Lecture 11.6

SVMs: Soft-Margin Classifiers

Real datasets are rarely perfectly separable. The soft-margin SVM introduces per-point slack variables that allow some training points to violate the margin, controlled by the hyperparameter $C$. The dual problem and kernel trick still apply, but the dual variables are now bounded.

Learning Objectives

Motivate slack variables as a way to handle overlapping class distributions.
Write the soft-margin SVM primal objective and constraints.
Derive the soft-margin dual and identify the box constraint $0 \leq a_n \leq C$.
Classify training points into three categories based on their dual variable value.
Explain the role of $C$ as a trade-off between margin width and misclassification penalty.

1. Motivation: Overlapping Distributions

When class-conditional distributions overlap, no linear boundary can separate the data perfectly. Forcing perfect separation either fails (no feasible solution) or produces a very tight, wiggly boundary that overfits. The soft-margin SVM allows controlled violations.

2. Slack Variables

Introduce a non-negative slack variable $\xi_n \geq 0$ for each training point:

Slack Variables and Soft Constraints $$t_n\,y(\mathbf{x}_n) \geq 1 - \xi_n, \quad \xi_n \geq 0.$$

$\xi_n = 0$: point is on or beyond the correct side of the margin — no violation.
$0 < \xi_n < 1$: point is within the margin but correctly classified.
$\xi_n \geq 1$: point is misclassified.

3. Soft-Margin Primal

Soft-Margin SVM (Primal) $$\min_{\mathbf{w},\,b,\,\boldsymbol{\xi}}\; \frac{1}{2}\|\mathbf{w}\|^2 + C\sum_{n=1}^{N}\xi_n$$

subject to $t_n(\mathbf{w}^\top\mathbf{x}_n + b) \geq 1 - \xi_n$ and $\xi_n \geq 0$ for all $n$.

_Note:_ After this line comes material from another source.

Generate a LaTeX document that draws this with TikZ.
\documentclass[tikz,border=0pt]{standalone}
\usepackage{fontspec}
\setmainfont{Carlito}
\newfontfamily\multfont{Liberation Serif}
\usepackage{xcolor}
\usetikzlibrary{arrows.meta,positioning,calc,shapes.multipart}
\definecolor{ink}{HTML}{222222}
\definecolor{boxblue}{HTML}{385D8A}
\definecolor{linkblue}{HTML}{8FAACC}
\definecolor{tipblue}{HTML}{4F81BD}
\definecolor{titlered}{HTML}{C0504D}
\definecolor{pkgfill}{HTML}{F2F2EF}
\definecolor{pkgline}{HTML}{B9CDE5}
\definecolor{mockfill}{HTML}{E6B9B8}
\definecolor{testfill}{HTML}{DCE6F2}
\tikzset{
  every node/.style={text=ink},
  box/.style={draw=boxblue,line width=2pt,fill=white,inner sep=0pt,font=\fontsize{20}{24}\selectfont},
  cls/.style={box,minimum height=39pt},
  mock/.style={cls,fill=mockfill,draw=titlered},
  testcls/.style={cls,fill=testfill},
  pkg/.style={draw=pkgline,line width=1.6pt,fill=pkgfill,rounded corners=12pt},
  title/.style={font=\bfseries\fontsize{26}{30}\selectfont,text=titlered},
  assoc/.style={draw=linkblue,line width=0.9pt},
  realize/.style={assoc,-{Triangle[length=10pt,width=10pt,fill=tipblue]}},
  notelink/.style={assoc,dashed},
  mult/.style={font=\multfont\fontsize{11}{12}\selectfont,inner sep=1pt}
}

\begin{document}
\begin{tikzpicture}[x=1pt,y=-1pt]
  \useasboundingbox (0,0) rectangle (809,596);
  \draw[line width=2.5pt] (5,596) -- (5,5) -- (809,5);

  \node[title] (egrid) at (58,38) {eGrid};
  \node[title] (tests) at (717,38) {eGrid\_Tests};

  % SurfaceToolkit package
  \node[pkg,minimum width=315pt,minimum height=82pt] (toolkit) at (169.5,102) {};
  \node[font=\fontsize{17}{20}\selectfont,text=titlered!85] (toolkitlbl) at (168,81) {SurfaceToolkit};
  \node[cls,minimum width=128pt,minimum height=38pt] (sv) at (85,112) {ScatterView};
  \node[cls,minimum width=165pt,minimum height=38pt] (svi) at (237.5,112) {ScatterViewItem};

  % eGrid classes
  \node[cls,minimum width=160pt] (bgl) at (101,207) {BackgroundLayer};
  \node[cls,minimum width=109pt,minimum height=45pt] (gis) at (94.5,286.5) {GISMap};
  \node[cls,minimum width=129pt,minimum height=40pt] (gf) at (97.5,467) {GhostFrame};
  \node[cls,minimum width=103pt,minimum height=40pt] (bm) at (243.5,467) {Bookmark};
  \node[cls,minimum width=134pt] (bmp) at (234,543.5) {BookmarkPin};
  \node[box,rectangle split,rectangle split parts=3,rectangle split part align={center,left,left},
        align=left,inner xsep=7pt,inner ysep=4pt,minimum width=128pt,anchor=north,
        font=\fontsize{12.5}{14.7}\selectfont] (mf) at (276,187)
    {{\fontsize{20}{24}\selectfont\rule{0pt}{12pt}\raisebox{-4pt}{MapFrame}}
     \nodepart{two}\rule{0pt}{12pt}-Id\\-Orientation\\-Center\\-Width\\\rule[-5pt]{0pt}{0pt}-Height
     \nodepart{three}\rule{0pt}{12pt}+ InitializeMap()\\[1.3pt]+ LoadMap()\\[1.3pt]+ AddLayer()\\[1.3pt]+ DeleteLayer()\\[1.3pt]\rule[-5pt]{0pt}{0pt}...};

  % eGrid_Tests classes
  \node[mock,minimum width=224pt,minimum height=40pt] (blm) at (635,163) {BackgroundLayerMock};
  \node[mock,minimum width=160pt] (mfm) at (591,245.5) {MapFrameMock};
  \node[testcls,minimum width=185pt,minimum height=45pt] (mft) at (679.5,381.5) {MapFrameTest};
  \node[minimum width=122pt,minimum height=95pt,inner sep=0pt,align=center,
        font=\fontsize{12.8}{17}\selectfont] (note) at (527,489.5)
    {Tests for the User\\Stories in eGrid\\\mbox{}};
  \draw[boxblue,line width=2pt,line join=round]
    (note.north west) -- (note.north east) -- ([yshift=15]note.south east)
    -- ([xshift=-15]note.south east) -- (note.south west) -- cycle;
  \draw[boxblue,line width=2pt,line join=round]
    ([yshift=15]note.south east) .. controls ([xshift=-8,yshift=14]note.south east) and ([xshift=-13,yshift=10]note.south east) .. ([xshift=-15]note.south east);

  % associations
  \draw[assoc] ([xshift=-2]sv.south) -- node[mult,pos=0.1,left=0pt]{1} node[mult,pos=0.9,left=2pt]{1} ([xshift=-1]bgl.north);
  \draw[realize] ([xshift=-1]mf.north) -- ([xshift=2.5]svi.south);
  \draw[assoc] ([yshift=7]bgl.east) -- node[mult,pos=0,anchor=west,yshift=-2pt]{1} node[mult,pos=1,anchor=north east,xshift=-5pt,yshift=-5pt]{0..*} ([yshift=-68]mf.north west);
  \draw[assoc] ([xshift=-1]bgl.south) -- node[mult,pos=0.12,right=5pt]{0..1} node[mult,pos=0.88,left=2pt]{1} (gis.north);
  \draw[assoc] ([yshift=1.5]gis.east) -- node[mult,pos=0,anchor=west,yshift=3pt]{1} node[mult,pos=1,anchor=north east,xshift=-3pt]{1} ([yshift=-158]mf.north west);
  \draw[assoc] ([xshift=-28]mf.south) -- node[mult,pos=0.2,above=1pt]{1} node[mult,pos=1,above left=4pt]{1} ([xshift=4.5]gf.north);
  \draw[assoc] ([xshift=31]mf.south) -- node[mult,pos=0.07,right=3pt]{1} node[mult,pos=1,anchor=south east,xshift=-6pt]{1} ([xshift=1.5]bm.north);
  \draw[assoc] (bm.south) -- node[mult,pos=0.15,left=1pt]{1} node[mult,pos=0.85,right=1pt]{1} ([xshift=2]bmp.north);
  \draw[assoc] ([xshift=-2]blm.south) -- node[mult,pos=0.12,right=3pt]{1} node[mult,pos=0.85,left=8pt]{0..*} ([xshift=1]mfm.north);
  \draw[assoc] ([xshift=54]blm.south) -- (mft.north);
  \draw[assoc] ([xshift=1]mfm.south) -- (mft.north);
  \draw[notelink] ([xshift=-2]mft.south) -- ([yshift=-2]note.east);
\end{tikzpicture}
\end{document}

The hyperparameter $C > 0$ penalizes slack: large $C$ demands few violations (approaching hard-margin); small $C$ allows many violations and a wider (possibly better-generalized) margin.

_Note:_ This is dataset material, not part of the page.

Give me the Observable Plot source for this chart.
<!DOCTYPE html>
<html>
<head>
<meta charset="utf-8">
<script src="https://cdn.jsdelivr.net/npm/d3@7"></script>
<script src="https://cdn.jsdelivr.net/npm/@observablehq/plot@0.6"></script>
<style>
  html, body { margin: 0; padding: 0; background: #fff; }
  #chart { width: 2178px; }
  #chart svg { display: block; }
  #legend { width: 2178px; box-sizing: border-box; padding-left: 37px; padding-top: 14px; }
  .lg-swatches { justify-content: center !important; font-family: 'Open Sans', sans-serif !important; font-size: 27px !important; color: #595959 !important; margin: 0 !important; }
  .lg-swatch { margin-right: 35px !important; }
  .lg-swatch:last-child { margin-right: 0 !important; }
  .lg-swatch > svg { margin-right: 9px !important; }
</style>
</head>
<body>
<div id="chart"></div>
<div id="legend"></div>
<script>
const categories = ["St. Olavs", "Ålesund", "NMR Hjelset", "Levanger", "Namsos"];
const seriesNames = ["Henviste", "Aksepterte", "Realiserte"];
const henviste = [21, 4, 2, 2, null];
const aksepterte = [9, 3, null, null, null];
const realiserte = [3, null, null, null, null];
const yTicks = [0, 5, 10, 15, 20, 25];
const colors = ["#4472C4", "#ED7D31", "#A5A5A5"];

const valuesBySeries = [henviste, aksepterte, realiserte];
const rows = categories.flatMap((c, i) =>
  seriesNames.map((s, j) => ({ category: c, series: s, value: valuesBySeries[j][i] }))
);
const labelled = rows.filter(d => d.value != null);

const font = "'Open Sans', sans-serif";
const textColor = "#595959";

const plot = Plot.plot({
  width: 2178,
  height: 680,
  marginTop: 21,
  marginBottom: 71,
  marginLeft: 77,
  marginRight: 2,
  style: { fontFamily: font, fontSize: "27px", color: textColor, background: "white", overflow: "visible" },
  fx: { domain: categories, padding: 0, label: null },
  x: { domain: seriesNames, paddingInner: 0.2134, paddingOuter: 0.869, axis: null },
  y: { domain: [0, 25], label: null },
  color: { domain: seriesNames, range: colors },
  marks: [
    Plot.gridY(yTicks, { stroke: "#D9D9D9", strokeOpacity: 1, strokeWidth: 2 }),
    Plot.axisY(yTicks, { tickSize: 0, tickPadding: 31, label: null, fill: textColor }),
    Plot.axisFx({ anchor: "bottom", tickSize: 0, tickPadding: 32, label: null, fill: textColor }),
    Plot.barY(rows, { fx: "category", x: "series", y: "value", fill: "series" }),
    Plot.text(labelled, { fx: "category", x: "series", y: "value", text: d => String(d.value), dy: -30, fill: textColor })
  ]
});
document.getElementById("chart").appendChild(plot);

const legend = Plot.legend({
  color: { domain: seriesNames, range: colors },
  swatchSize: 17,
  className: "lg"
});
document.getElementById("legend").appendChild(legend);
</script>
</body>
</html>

4. Dual and Box Constraints

Introducing Lagrange multipliers $a_n \geq 0$ for the margin constraints and $\mu_n \geq 0$ for the non-negativity of $\xi_n$, and applying the KKT stationarity conditions, gives the same dual Lagrangian as the hard-margin case:

$$\max_{\mathbf{a}}\; \sum_n a_n - \frac{1}{2}\sum_{n,m} a_n a_m t_n t_m\, k(\mathbf{x}_n, \mathbf{x}_m)$$

but with the additional constraint from $\partial\mathcal{L}/\partial\xi_n = 0$ (which gives $a_n = C - \mu_n$) and dual feasibility ($\mu_n \geq 0$):

Box Constraint $$0 \leq a_n \leq C \quad \forall\, n, \qquad \sum_n a_n t_n = 0.$$

The dual is otherwise identical to the hard-margin case. The kernel trick applies unchanged, so nonlinear soft-margin SVMs are obtained by replacing $\mathbf{x}_n^\top\mathbf{x}_m$ with $k(\mathbf{x}_n, \mathbf{x}_m)$.

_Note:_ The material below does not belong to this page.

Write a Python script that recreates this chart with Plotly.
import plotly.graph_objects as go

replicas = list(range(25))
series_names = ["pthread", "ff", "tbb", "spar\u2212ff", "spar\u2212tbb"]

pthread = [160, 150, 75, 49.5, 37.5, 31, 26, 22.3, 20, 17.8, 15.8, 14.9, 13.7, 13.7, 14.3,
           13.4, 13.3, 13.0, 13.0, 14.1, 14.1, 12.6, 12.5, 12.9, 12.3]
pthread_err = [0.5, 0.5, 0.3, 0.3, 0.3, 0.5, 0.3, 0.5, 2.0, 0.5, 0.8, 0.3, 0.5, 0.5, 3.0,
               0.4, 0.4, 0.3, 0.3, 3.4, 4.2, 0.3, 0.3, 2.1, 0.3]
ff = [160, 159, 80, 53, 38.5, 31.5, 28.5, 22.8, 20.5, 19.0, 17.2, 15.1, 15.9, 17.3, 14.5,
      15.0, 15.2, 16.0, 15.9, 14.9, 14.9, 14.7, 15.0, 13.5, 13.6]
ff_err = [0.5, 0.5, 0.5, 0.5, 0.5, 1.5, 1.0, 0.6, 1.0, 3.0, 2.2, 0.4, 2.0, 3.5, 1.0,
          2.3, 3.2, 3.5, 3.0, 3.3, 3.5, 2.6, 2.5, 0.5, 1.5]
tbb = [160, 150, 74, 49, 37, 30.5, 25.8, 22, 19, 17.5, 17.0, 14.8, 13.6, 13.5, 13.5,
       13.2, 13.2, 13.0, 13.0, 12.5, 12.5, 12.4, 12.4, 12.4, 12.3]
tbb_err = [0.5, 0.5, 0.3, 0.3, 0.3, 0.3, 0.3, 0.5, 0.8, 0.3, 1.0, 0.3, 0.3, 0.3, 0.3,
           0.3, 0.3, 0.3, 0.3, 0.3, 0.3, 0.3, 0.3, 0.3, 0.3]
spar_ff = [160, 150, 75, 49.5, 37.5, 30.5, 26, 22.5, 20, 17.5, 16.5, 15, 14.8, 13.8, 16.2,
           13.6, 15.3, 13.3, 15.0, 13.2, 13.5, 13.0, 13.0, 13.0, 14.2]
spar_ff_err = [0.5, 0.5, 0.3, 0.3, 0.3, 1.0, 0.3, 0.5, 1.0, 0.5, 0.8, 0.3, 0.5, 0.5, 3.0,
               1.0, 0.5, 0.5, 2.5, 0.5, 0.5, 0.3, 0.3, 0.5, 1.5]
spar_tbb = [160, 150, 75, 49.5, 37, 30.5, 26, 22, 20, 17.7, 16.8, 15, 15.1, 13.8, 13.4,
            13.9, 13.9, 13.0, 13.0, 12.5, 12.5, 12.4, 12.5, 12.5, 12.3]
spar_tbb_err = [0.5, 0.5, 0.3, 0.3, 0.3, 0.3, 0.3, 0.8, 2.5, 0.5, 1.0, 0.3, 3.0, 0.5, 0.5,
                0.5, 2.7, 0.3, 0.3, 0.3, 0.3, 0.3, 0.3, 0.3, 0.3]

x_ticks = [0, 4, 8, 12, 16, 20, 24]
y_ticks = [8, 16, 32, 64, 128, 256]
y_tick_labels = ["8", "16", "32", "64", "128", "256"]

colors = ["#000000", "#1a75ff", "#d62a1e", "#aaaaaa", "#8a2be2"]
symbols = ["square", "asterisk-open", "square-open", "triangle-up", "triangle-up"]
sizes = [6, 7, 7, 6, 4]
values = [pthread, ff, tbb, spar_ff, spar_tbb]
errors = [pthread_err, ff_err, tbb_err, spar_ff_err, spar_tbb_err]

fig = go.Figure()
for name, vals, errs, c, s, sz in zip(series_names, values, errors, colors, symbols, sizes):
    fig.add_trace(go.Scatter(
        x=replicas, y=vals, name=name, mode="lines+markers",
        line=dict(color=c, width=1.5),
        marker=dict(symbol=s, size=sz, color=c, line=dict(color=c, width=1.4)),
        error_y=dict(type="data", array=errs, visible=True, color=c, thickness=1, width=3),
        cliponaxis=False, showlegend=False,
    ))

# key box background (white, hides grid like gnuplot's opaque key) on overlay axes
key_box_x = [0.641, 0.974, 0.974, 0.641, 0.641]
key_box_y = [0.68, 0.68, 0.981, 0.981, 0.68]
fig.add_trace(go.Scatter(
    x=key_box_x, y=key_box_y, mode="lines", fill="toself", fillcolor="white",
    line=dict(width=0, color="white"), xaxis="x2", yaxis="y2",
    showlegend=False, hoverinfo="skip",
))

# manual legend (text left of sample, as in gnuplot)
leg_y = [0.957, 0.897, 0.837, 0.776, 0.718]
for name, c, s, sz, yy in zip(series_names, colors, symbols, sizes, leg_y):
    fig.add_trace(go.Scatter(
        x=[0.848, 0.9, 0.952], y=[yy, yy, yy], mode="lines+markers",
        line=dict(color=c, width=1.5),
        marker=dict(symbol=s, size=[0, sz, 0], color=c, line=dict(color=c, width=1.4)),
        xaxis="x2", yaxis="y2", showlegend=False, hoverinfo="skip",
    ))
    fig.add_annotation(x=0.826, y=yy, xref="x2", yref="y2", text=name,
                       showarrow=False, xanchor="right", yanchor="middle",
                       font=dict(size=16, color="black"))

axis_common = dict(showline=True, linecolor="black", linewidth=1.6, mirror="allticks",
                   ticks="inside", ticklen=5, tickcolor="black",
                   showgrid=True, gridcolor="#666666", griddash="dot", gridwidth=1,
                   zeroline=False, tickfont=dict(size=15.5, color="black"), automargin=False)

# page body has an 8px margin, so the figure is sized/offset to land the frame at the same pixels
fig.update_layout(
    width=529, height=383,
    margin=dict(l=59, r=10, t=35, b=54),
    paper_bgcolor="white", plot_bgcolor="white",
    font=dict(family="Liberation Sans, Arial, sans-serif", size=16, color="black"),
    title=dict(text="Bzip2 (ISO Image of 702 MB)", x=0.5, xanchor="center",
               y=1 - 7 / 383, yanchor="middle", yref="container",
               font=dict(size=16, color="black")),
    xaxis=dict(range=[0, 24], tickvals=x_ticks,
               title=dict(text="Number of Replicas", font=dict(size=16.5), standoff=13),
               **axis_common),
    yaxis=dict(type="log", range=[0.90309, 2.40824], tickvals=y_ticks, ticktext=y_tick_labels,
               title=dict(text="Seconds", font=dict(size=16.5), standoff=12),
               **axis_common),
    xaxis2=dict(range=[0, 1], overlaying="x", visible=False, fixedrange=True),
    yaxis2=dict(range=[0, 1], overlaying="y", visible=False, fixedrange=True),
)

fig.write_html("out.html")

5. Three Types of Training Points

At the optimum, KKT conditions classify each training point into one of three regimes:

$a_n = 0$: point lies outside the margin with $\xi_n = 0$. Does not contribute to predictions.
$0 < a_n < C$: point lies exactly on the margin with $\xi_n = 0$ (by complementary slackness on $\mu_n$). These are the classical support vectors.
$a_n = C$: point lies inside the margin or is misclassified ($\xi_n \geq 0$). These also contribute to predictions; they are "soft" support vectors.

Role of $C$

$C \to \infty$: no slack allowed; recovers the hard-margin SVM (or fails if data are not separable). $C \to 0$: unlimited slack allowed; the margin grows without bound and all points become support vectors, losing the computational advantage of sparsity. In practice, $C$ is selected by cross-validation.